この『Rojo』では、ラテン・ジャズの風味を加味することよりも、コンガの音をハードバップなジャズ演奏に適応させて、コンガの乾いた切れ味良い低音のビートで、トリオ演奏のビートをより明確にすることに主眼が置かれている様な感じがする。そういう点で、この『Rojo』セッションは充実した内容だと思うのだが、録音当時はお蔵入り音源。1961年にアルバム化されただけ、良かったと思うくらいの内容の充実度だと僕は思う。

それを思うと、1958年6月27日の『Can't See for Lookin'』セッションのコンガ入りは7曲はアルバム化されず、1977年に未発表音源集『Rediscovered Masters』の中でリリースされただけ。今ではストリーミングで聴くことは出来るが、正式なアルバム化はされなかったのは残念である。

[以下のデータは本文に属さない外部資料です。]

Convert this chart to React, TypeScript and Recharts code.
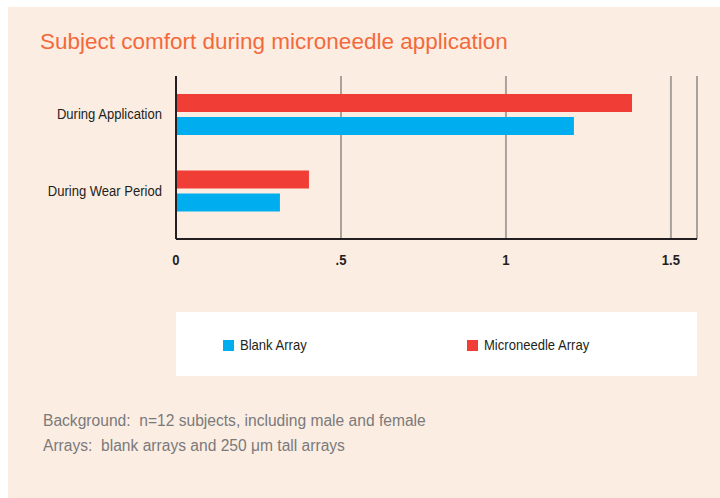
import { Bar, BarChart, CartesianGrid, XAxis, YAxis } from "recharts";

// Subject comfort during microneedle application — horizontal grouped bars.
const categories = ["During Application", "During Wear Period"];
const microneedleValues = [1.382, 0.403];
const blankValues = [1.206, 0.315];
const xTicks = [0, 0.5, 1, 1.5];
const xTickLabels = ["0", ".5", "1", "1.5"];
const xMax = 1.579;

const COLOR = {
  blank: "#00aeef",
  microneedle: "#f03e37",
  panel: "#fcede3",
  title: "#f26a3b",
  ink: "#231f20",
  grid: "#a9a19c",
  note: "#7a7a7a",
};

const SANS = '"Liberation Sans", Arial, sans-serif';
// Helvetica Condensed look-alike: Liberation Sans squeezed horizontally.
const SQUEEZE = 0.87;

const data = categories.map((name, i) => ({
  name,
  microneedle: microneedleValues[i],
  blank: blankValues[i],
}));

const legendItems = [
  { key: "blank", label: "Blank Array", color: COLOR.blank, left: 47 },
  { key: "microneedle", label: "Microneedle Array", color: COLOR.microneedle, left: 291 },
];

function CondensedTick(props: any) {
  const { x, y, payload, textAnchor, bold, dy } = props;
  const label = props.tickFormatter ? props.tickFormatter(payload.value, payload.index) : payload.value;
  return (
    <g transform={`translate(${x},${y}) scale(${SQUEEZE},1)`}>
      <text
        x={0}
        y={0}
        dy={dy}
        textAnchor={textAnchor}
        fill={COLOR.ink}
        fontFamily={SANS}
        fontSize={15}
        fontWeight={bold ? 700 : 400}
      >
        {label}
      </text>
    </g>
  );
}

export default function App() {
  return (
    <div
      style={{
        position: "absolute",
        left: 8,
        top: 7,
        width: 712,
        height: 491,
        background: COLOR.panel,
        overflow: "hidden",
      }}
    >
      <div
        style={{
          position: "absolute",
          left: 32,
          top: 21,
          fontFamily: SANS,
          fontSize: 22.5,
          lineHeight: "28px",
          color: COLOR.title,
          whiteSpace: "nowrap",
        }}
      >
        Subject comfort during microneedle application
      </div>

      <div style={{ position: "absolute", left: 0, top: 0 }}>
        <BarChart
          width={712}
          height={280}
          data={data}
          layout="vertical"
          margin={{ top: 69, right: 23, bottom: 0, left: 0 }}
          barSize={18}
          barGap={5}
        >
          <CartesianGrid horizontal={false} stroke={COLOR.grid} strokeWidth={2} />
          <XAxis
            type="number"
            domain={[0, xMax]}
            ticks={xTicks}
            tickFormatter={(v) => xTickLabels[xTicks.indexOf(v)] ?? String(v)}
            axisLine={{ stroke: COLOR.ink, strokeWidth: 2 }}
            tickLine={false}
            tickSize={6}
            tickMargin={8}
            height={48}
            tick={(p: any) => <CondensedTick {...p} bold dy={12} />}
            allowDataOverflow
          />
          <YAxis
            type="category"
            dataKey="name"
            width={168}
            padding={{ top: 0, bottom: 10 }}
            axisLine={{ stroke: COLOR.ink, strokeWidth: 2 }}
            tickLine={false}
            tickSize={6}
            tickMargin={8}
            tick={(p: any) => <CondensedTick {...p} dy={5} />}
          />
          <Bar dataKey="microneedle" name="Microneedle Array" fill={COLOR.microneedle} isAnimationActive={false} />
          <Bar dataKey="blank" name="Blank Array" fill={COLOR.blank} isAnimationActive={false} />
        </BarChart>
      </div>

      {/* Legend box */}
      <div
        style={{
          position: "absolute",
          left: 168,
          top: 305,
          width: 521,
          height: 64,
          background: "#ffffff",
        }}
      >
        {legendItems.map((item) => (
          <div
            key={item.key}
            style={{
              position: "absolute",
              left: item.left,
              top: 24,
              display: "flex",
              alignItems: "center",
              gap: 6,
              fontFamily: SANS,
              fontSize: 15,
              color: COLOR.ink,
              whiteSpace: "nowrap",
            }}
          >
            <span style={{ width: 11, height: 11, background: item.color, display: "inline-block" }} />
            <span
              style={{
                lineHeight: "18px",
                display: "inline-block",
                transform: `scaleX(${SQUEEZE})`,
                transformOrigin: "left center",
              }}
            >
              {item.label}
            </span>
          </div>
        ))}
      </div>

      <div
        style={{
          position: "absolute",
          left: 35,
          top: 401,
          fontFamily: SANS,
          fontSize: 15.6,
          lineHeight: "25px",
          color: COLOR.note,
          whiteSpace: "pre",
        }}
      >
        <div>{"Background:  n=12 subjects, including male and female"}</div>
        <div>{"Arrays:  blank arrays and 250 μm tall arrays"}</div>
      </div>
    </div>
  );
}
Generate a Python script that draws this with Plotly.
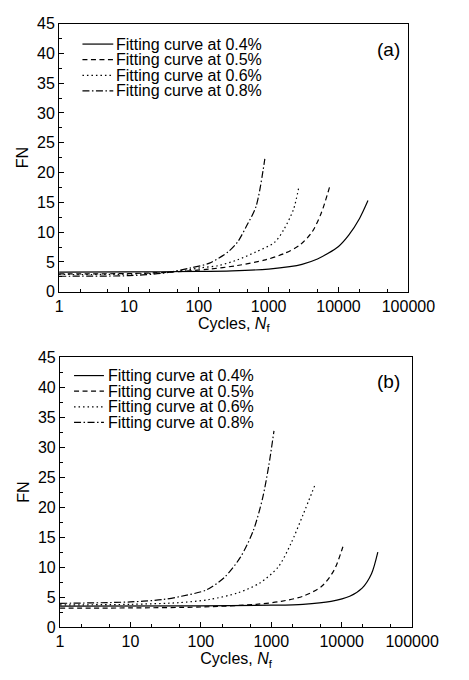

しかし、プレスティッジ・レーベルって、どうして、1958年だけ、コンガ入りのガーランド・トリオのセッションを4月、6月、8月の短期間に3セッションも持ったのか。タイムリーにアルバム化したのは4月のセッションのみ。しかも、6月のセッションのコンガ入り7曲は未発表音源集でリリースされただけ。どうも、この辺りのプレスティッジの録音方針が理解出来ないなあ。

ガーランド・トリオのコンガ入り企画盤は、ガーランド・トリオの演奏の「金太郎飴」感を緩和させる効果があって、良い内容だと思っている。『Manteca』と『Rojo』の2枚が正式盤としてリリースされたことは幸運だった。いつもとは違う、コンガでビートが強化されたガーランド・トリオの演奏が新鮮に響く。